Posted Jun 25, 2009 10:29 UTC (Thu) by kragil (guest, #34373) [Link]

I think in the long run something as flexible and open as Wave will consolidate a lot these communication channel problems to the point where devs use it predominantly. (And I know we need mutt integration for that to happen :)

Just one example: Maybe it would good for Wave "mailing lists" to implement a message scoring system where valuable messages can be dugg up and flames dugg down.
That would certainly improve signal to noise. IMHO Wave makes crowd sourcing much easier.

Python and ipaddr.py

Posted Jun 25, 2009 14:02 UTC (Thu) by engla (guest, #47454) [Link]

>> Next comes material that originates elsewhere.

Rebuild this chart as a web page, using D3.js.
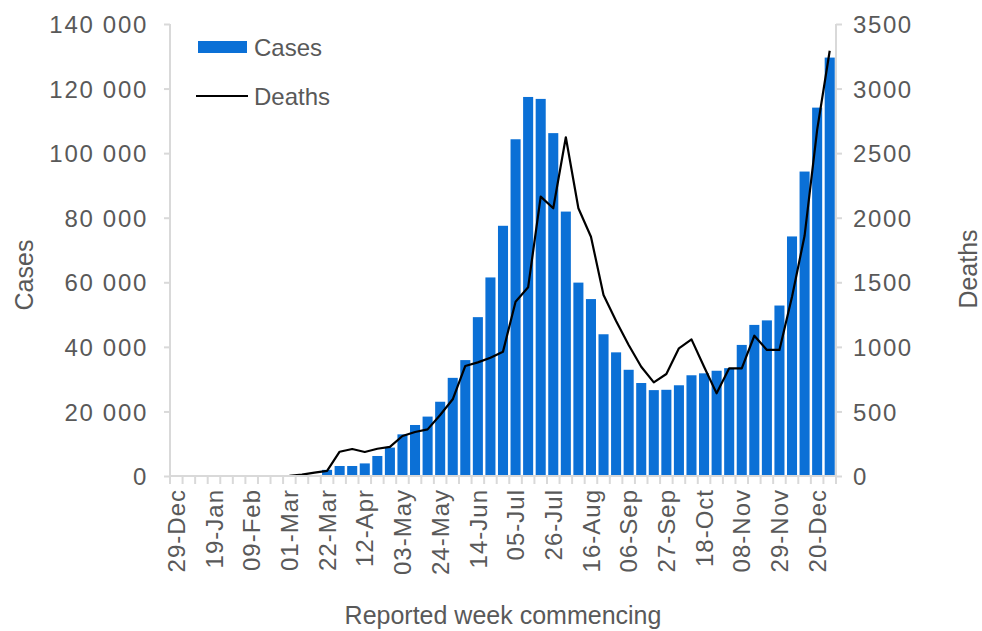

Is Python's organisation too federated? The BDFL acting too much on good faith?

For Python 3.0, release blocker to remove __cmp__ was forgot and had to be fixed in Python 3.0.1.

There is no quality control of the standard library, lots of modules come from nowhere, does batteries included also mean that random cruft is included as well? Certainly, an even, high standard of the Python library is more important than to include everything.

Python and ipaddr.py

Posted Jun 25, 2009 17:00 UTC (Thu) by larryr (guest, #4030) [Link]

Certainly, an even, high standard of the Python library is more important than to include everything.

I do not know which is more important, but I agree there is stuff included with Python which seems relatively mediocre in quality and interface design, for example the "multiprocessing" module. I also think the "library" section is getting crowded considering how little structure it has, like "curses.textpad" grouped with "os", which is separated from "os.path".